### INSTRUCTIONS FOR THE TASK
From the records below, copy every line that contains the word "draws".

### DATA FOR THE TASK
Begin

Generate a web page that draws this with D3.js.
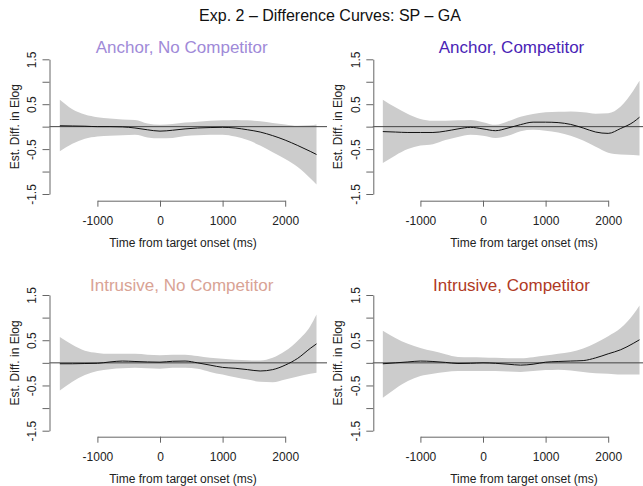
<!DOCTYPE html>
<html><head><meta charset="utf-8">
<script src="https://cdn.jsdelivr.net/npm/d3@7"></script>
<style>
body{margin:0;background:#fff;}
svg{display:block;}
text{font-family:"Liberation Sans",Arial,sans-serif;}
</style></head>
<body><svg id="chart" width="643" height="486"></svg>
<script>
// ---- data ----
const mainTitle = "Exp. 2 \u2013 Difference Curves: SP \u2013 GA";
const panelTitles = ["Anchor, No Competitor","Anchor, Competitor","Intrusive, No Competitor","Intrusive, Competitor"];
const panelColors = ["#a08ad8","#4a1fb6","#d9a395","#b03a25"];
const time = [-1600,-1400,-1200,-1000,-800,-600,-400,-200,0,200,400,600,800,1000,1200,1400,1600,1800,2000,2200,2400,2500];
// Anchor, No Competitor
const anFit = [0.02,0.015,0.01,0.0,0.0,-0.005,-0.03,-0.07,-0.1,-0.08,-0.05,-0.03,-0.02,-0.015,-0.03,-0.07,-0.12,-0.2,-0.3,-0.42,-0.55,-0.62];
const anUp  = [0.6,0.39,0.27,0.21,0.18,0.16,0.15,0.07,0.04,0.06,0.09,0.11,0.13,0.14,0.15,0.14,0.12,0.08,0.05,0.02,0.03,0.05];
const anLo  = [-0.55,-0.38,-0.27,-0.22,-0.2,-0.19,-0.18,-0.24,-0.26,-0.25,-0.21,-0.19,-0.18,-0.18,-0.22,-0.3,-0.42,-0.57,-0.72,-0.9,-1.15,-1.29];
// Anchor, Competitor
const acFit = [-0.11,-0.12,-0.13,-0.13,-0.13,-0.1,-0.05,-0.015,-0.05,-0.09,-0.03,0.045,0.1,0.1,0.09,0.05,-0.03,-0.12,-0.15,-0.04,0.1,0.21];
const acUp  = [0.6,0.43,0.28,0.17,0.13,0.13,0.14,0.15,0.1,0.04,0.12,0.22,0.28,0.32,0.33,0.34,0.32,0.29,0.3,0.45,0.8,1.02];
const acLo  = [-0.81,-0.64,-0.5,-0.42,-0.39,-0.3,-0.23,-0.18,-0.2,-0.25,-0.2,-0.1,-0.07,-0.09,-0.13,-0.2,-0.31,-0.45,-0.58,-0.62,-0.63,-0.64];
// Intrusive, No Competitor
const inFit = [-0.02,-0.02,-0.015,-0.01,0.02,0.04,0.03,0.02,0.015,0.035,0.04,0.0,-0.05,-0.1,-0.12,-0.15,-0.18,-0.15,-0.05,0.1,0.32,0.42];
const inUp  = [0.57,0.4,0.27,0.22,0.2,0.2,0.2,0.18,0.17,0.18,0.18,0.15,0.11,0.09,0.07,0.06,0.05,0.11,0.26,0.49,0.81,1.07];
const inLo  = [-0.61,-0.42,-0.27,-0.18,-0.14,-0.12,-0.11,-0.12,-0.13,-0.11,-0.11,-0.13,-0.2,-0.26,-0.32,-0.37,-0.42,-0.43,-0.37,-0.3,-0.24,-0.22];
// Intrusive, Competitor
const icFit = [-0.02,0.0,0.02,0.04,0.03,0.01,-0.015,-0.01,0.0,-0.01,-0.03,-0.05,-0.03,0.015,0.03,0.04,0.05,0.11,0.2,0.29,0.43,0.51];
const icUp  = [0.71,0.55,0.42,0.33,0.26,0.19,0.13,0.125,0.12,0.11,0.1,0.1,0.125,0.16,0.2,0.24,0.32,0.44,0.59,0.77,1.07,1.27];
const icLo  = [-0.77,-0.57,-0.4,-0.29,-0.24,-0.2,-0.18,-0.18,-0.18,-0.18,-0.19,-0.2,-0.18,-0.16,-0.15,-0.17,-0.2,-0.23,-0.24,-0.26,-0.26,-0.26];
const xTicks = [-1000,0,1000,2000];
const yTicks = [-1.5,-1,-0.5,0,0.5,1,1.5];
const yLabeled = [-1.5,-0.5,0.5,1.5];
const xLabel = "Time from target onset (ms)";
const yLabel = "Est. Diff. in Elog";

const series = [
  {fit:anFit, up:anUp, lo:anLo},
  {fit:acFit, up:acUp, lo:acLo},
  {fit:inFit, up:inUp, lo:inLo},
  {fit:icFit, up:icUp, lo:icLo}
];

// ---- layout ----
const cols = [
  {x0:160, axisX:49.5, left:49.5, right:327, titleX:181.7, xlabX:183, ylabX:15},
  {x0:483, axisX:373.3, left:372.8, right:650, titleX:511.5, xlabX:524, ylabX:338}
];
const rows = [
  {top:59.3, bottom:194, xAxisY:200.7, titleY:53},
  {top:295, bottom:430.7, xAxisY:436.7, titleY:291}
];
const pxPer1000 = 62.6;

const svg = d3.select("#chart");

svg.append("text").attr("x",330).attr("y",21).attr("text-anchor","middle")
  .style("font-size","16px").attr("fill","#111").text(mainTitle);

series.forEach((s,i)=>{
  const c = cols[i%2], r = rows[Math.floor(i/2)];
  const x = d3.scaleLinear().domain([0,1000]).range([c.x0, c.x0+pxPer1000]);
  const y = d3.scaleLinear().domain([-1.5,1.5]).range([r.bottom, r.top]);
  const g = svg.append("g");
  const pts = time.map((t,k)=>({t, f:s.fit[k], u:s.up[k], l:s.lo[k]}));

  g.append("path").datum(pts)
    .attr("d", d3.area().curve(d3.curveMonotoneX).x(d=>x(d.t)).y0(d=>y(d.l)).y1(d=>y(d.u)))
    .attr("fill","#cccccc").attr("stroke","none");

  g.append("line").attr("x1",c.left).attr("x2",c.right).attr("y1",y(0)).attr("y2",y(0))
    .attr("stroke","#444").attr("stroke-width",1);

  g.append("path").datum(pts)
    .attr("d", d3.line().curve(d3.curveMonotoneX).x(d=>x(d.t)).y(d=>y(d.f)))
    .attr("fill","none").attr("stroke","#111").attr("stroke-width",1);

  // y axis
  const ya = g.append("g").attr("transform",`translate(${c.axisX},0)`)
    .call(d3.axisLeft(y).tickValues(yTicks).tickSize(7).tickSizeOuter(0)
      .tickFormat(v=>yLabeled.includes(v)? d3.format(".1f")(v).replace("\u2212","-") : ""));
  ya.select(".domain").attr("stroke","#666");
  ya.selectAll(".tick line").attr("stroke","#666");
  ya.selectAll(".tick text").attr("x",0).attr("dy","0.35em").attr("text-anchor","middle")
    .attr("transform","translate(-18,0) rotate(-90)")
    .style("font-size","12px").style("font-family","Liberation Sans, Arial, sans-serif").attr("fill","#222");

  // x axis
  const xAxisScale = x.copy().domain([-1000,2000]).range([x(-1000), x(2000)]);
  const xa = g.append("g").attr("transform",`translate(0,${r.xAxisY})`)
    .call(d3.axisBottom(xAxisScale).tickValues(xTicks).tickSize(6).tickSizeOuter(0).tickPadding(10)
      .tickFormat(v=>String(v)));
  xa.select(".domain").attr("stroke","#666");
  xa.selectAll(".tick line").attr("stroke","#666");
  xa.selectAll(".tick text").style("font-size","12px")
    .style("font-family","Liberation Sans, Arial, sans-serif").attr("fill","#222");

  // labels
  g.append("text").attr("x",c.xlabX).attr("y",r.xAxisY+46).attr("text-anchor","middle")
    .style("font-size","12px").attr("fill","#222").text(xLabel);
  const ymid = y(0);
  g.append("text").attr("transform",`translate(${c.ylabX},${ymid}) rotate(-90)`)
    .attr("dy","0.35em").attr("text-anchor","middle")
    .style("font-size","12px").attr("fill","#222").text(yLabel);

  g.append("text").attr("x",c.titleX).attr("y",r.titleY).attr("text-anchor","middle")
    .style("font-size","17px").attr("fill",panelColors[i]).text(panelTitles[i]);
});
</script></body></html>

End
Begin

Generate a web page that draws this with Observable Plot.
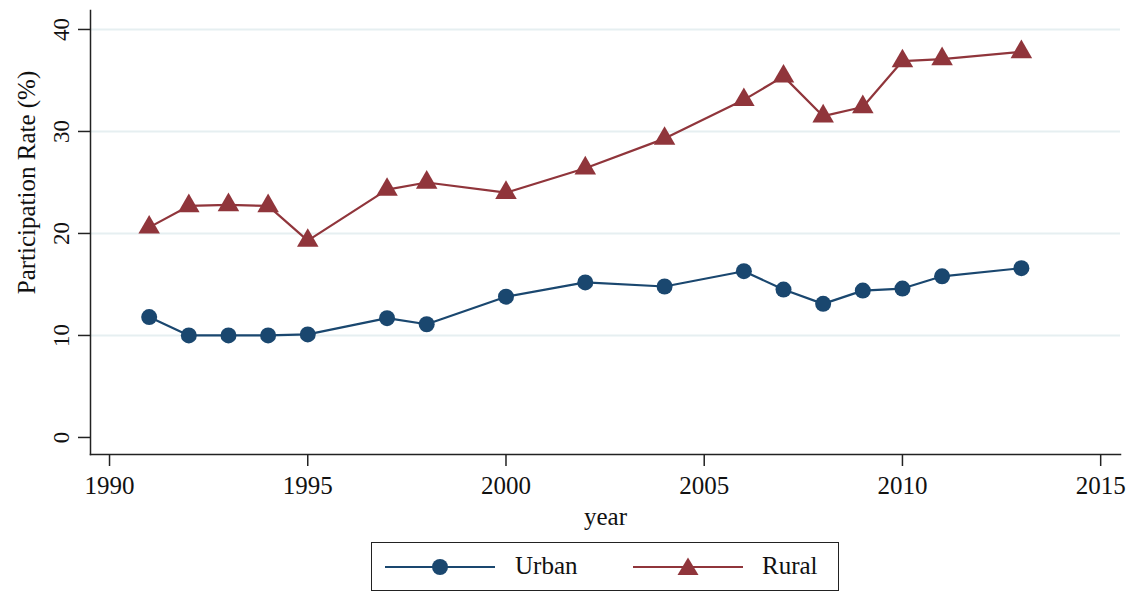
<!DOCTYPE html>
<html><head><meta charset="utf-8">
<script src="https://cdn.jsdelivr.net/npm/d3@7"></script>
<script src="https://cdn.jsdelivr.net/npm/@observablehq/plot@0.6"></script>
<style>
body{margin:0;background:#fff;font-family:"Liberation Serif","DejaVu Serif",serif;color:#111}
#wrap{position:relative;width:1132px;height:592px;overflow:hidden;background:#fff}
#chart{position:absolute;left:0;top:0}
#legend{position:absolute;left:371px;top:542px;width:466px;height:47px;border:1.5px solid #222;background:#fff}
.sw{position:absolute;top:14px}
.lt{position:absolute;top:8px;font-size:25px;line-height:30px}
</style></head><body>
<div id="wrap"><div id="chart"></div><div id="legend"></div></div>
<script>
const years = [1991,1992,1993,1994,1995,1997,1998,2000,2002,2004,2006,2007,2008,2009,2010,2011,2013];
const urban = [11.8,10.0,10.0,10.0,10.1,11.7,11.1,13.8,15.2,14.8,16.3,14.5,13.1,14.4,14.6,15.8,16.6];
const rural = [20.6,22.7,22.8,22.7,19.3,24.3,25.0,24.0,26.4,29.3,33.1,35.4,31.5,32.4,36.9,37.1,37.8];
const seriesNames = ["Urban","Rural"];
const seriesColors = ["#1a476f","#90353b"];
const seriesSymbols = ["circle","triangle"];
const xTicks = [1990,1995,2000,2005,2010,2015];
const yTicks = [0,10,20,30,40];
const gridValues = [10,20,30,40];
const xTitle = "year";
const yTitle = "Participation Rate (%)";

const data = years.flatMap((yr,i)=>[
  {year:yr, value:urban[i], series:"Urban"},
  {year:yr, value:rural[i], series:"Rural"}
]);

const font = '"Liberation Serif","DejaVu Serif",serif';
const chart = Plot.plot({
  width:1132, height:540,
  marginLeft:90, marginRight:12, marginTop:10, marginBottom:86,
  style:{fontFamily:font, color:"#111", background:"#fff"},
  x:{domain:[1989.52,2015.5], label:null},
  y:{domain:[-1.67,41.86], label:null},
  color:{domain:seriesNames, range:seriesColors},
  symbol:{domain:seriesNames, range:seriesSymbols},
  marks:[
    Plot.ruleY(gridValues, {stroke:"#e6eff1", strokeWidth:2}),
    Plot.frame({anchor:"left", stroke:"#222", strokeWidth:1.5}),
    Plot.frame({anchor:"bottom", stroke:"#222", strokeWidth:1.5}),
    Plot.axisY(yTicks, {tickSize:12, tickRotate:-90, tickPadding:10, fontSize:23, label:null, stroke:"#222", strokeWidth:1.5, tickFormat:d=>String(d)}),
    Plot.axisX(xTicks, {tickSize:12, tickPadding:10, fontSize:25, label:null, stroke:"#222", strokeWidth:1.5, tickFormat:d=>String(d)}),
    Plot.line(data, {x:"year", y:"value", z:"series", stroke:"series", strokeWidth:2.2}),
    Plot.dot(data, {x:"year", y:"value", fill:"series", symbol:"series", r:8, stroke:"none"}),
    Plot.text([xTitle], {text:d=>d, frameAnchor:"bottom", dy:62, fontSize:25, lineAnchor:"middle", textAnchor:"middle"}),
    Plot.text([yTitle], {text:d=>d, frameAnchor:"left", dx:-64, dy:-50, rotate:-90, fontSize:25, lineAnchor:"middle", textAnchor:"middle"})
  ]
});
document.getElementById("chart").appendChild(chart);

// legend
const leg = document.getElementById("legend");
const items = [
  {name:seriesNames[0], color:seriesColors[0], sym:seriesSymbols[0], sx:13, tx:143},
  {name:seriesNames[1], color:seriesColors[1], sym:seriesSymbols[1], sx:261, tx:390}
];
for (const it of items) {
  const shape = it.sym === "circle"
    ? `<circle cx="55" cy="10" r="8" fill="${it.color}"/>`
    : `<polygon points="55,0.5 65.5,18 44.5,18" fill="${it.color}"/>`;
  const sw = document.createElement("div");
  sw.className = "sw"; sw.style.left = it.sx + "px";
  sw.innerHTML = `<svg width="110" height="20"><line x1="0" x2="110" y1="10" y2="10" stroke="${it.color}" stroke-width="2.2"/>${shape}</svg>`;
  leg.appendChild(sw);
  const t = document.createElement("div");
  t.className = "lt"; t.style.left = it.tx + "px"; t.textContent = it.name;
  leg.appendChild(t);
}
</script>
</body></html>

End
Begin

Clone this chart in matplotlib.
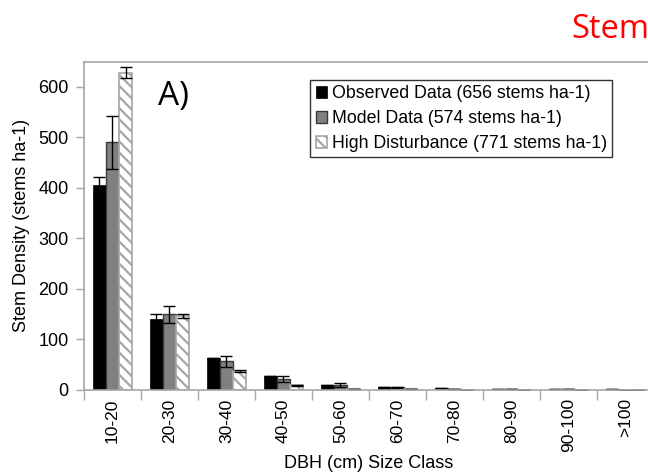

End

### TASK RESULT
Generate a web page that draws this with D3.js.
Generate a web page that draws this with Observable Plot.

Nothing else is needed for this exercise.